I'm hoping it will be in good form tomorrow as I've just printed off my first draft and am going to read it for the first time. I'm going to really try and read it through first to see if the story works and then do a second read with the red pen for all the little bits. It's going to be a lengthy session!!!!
Good luck with your read Helen!
Hi everyone, I'm feeling quite up at the moment as I have made it to 30,000 words, although I think the really hard work probably starts now!!!
I am keeping my inner critic quiet with timely use of a cricket bat. I am trying to get the first draft done before attacking with the red pen in case there's nothing left.
Welcome Jude and shall now pop over to CS Harris's blog incase I should be less aggressive with the bat!!

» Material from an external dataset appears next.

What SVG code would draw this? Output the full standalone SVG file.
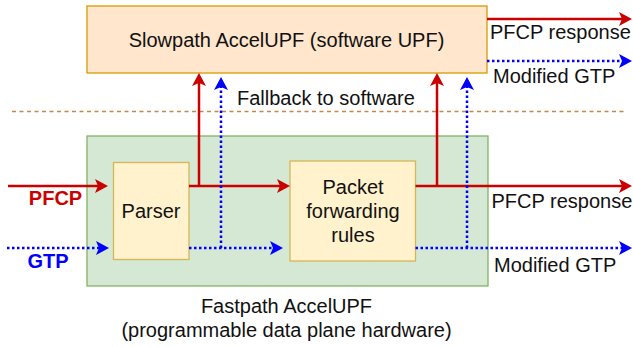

Hi Jude, I didn't add you, I just came over to say hello and welcome. As Jen says, you need to email Nichola to get added.
At the moment I have two inner critics playing ping-pong with my psyche. One says 'you can't do it all on your own, you're not clever enough, you'll have to get some help and support' and the other says 'thinking of asking for support? How self-indulgent when there are others in much more need of help than YOU'. And that's just today's version! But when they're not looking I'll disembowel them. So that's OK. ;-)
Hi Jude. i can add you to the side bar but Blogger isn't copperating at the moment but I had problems posting this morning too.
Sounds like everyone keeps the inner critic in check most of the time :-)
Good Morning Everyone! (Or good whatever-time-of-day it is where you are.)
The inner critic (aka the internal editor) is always with me. The more I write, the quieter it is though. I think it's a matter of being confident in your ability and the more you work, the more confident you get. But maybe that's just me.
I'm afraid I'm really struggling with my inner critic at the moment. I need to let go of my perfectionist tendencies, then I might be able to progress my wordcount!
My inner critic sits on my shoulder for most of the time I'm writing. I try to ignore it but sometimes it just creeps up and niggles away at the back of mind, while I'm writing anything;first draft, second draft or editing.
Not done much writing this week. Life has got in the way again. I'll hopefully do some over the weekend, fingers crossed!
My inner critic is ghastly and mean, and intolerant, and not at all hesitant. I wish my inner critic would not be so critical and then I might get my novel finished!
I have to battle my inner critic the whole time. While I was writing my first draft I constatnly mentally batted it round the head and shouted "Go away, go away!" Sometimes it worked, sometimes it didn't.
Only two things really worked:
1) Repeating "you have permission to write rubbish" and "first drafts are supposed to be crap" over and over again
2) Having a couple of glasses of wine
For the sake of my liver I did 1) more than 2).
It's interesting, looking back, that the 'best' bits of the book are where I managed to temporarily quell the inner critic and just wrote. The bits where the inner critic was shouting in my ear are horrible and unwieldy and clanky.
It's going to be interesting when I come to do the second draft and have to turn the inner critic on and off as I edit then re-write!
There are four people who have the power to add bloggers; I'm only one of 'em.
My internal editor gets completely ignored during the first draft. There's no need for him/her/it to be around. I give myself permission to write utter shit and boy, do I ever. I'm rewriting something now and the first draft makes me wonder, "What was I thinking?"
But it's salvageable, so I'll continue to work on it. Once I've written what's left of the second draft out longhand, I'll type it back onto the computer and let my inner critic loose on it then. It's already putting in the occasional appearance with comments like, "This is rubbish!" or "What on Earth did you write THAT?"
Well, I guess it's better than being self-satisfied and not trying to improve, right?